/ Analytics Blog / Research & Trends / Vulnerable Houston Job Sectors

RealPage Analytics Blog

Vulnerable Houston Job Sectors

Vulnerable Houston Job Sectors

Houston’s already weak apartment market is facing an uphill battle, as several of its job sectors are especially vulnerable during the COVID-19 pandemic. As tourism and service industries slow nationwide, the Leisure and Hospitality and Trade, Transportation and Utilities sectors are particularly susceptible to job losses. Trade, Transportation and Utilities is Houston’s biggest workforce segment, accounting for 20.3% of total jobs. Leisure and Hospitality Services makes up another 10.2%. In addition to what the rest of the nation is facing, Houston’s economy is also heavily dependent on the oil and gas sector, which has seen a noted decline in recent months.

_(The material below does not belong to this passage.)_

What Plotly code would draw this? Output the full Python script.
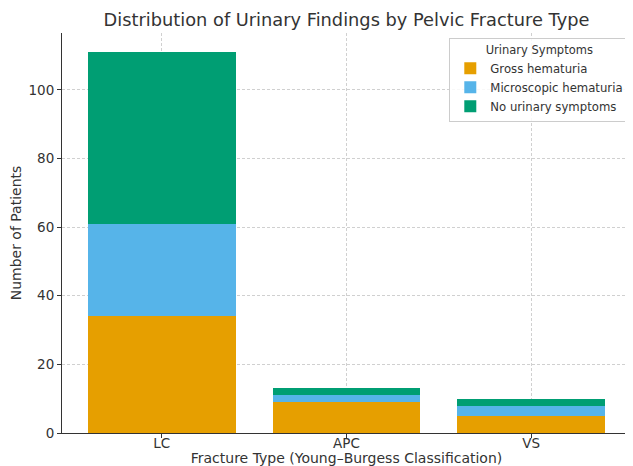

Professional and Business Services, which includes many white-collar oil and gas jobs in the market, makes up 16.3% of the local economy. Mining, Logging and Construction, including oil and gas extraction, accounts for 9.8% of Houston’s workforce. Houston also makes up the largest concentration of petrochemical manufacturing in the world. Overall, 7.5% of Houston’s workforce is in Manufacturing. Added together, these susceptible workforce segments make up over half of Houston’s economic base.